Its turf now and named in honor of Haynes. Reid said the field was mostly dirt when he played. He, Bruno and his friends used to hop the 15-foot high fence and play there even before they arrived as sophomores.
Reggie Reid, 10 years older, played running back for Marshall. Andy Reid said he idolized his brother, memorized the number of every player on his teams, but also knew they weren’t very good.
"I'm the little brother – He’s 18 and I’m eight, and I'd say, 'When I get there we’re going to dominate. We’re going to dominate,'" Reid said. “And you know what? We did alright."
The Barristers went 7-3 in Reid’s senior year and reached the quarterfinals in the city playoffs. Reid kicked three (!) game-winning field goals that season, the longest a 36-yarder. Reid went on to play at Glendale Junior College and then transferred to BYU. He coached right out of college and never looked back – well almost.
He was genuinely excited to return to Marshall, a majestic high school made of red brick. Much of the film "Grease" was shot there. Reid walked the halls, was mobbed by students in the quad – once some were told who he was – and ventured back onto the field.
He tossed a football with one student and posed for pictures, even with the young man who whipped out his “Cowboys” wallet. Reid gave that a thumbs down. One student did remember that a trophy was named in honor of the one-time graduate.
The trophy, housed into a case above the Michael Haynes, goes annually to the best lineman on the football team. Reid still sends letters and videos offering words of encouragement to the football team at Marshall. Many there said they weren’t surprised that he ended up an NFL coach.

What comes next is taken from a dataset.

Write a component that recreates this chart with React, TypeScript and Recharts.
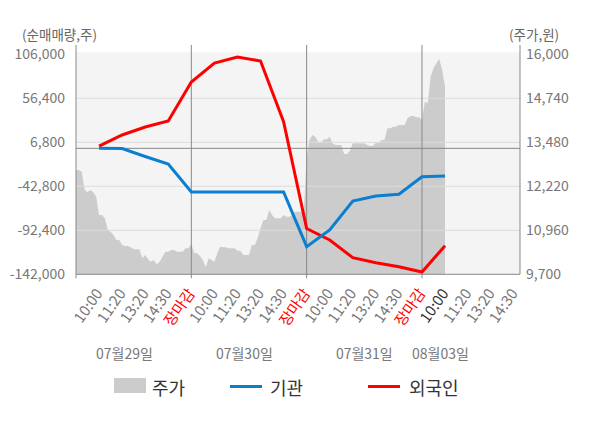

"When his friends and classmates hear him during press conferences utter those few and well-chosen words, you can hear in them echo of his years at Marshall," Bruno said. "Control what you can control, and don’t stress out about the other stuff: 'I need to do a better job of putting my players in a better position to make plays.'
"In everything, it’s my responsibility. It’s my football team. It’s a reflection of me."